> EXERCISE INSTRUCTIONS: Return only those lines from the line containing "Convert this chart to Bokeh code." to the line containing "40.75, 42.03, 43.50]", both included, and please omit the pictures.

> EXTRACTED ENTRIES:
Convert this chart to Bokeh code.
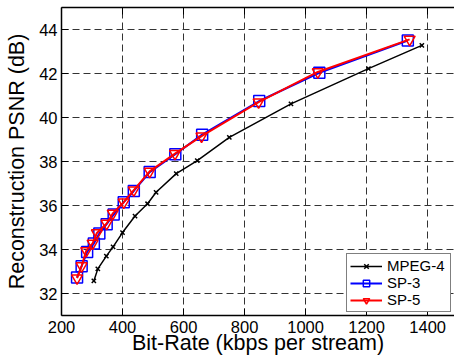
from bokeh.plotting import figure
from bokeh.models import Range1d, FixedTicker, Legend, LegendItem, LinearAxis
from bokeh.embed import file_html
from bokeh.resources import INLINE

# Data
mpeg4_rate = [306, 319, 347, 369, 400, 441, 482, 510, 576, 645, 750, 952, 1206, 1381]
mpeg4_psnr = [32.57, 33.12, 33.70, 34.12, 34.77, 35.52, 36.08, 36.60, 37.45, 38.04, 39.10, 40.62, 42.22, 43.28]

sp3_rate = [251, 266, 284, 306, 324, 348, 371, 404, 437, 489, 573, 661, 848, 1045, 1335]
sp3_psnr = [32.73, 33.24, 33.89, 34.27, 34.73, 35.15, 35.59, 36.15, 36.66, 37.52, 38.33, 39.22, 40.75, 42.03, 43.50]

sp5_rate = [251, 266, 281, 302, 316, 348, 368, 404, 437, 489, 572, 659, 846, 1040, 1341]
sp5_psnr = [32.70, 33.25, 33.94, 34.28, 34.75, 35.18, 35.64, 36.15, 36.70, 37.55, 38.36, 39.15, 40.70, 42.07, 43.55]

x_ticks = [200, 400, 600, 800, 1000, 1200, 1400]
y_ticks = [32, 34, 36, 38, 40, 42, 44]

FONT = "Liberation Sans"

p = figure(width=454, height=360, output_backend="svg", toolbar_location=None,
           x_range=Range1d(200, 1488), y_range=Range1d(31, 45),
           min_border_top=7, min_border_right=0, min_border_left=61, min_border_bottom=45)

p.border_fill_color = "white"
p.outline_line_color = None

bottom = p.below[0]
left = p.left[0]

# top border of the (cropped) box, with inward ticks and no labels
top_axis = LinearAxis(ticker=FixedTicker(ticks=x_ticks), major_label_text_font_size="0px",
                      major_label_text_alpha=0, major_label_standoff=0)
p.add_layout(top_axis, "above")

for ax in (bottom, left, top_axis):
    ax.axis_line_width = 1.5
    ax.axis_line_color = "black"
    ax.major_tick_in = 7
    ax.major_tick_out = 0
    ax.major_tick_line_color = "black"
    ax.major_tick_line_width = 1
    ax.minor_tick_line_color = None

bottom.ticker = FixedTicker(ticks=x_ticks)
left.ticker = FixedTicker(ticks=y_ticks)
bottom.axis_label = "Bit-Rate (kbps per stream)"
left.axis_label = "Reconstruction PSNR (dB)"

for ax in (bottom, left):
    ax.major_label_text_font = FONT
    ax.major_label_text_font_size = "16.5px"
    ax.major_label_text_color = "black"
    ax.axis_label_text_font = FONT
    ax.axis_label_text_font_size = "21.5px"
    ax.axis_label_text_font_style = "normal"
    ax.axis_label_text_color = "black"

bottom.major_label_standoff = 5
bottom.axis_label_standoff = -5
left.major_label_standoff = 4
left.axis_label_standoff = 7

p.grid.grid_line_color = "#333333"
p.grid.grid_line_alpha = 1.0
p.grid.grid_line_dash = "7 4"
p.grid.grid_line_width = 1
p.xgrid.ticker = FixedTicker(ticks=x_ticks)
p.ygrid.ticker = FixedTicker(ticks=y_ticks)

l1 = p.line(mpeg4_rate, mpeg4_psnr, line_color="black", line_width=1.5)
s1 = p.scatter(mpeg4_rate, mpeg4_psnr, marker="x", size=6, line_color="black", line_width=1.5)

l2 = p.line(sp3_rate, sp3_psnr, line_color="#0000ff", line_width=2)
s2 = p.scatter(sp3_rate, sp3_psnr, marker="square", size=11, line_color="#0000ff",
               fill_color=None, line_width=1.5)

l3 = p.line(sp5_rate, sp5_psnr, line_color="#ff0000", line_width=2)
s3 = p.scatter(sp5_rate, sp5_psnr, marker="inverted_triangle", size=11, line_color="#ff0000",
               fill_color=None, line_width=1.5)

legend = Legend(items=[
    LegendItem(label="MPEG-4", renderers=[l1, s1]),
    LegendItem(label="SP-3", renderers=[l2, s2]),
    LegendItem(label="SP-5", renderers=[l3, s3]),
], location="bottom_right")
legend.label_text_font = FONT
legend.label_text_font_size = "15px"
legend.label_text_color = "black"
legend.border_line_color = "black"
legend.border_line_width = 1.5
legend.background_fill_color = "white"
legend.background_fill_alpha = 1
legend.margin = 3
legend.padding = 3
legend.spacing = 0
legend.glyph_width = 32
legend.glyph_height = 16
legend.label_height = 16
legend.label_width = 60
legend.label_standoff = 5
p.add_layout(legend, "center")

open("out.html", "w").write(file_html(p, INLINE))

* * *

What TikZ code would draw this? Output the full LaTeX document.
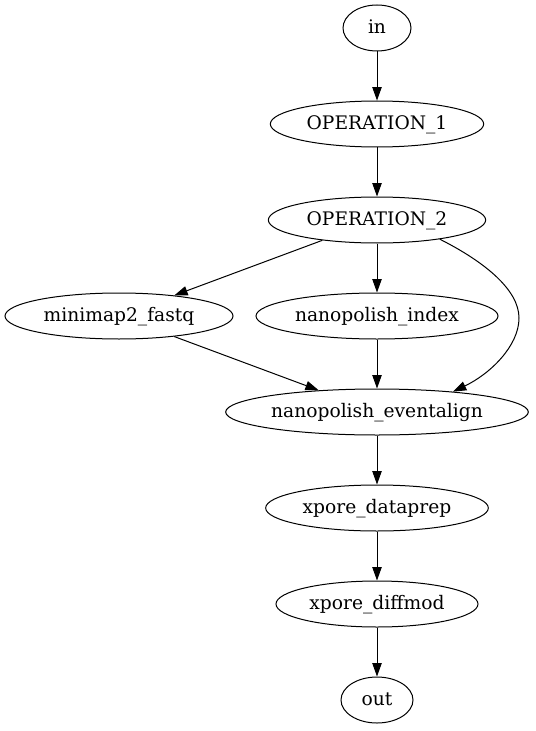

> THE RESPONSE:
Convert this chart to Bokeh code.
from bokeh.plotting import figure
from bokeh.models import Range1d, FixedTicker, Legend, LegendItem, LinearAxis
from bokeh.embed import file_html
from bokeh.resources import INLINE

# Data
mpeg4_rate = [306, 319, 347, 369, 400, 441, 482, 510, 576, 645, 750, 952, 1206, 1381]
mpeg4_psnr = [32.57, 33.12, 33.70, 34.12, 34.77, 35.52, 36.08, 36.60, 37.45, 38.04, 39.10, 40.62, 42.22, 43.28]

sp3_rate = [251, 266, 284, 306, 324, 348, 371, 404, 437, 489, 573, 661, 848, 1045, 1335]
sp3_psnr = [32.73, 33.24, 33.89, 34.27, 34.73, 35.15, 35.59, 36.15, 36.66, 37.52, 38.33, 39.22, 40.75, 42.03, 43.50]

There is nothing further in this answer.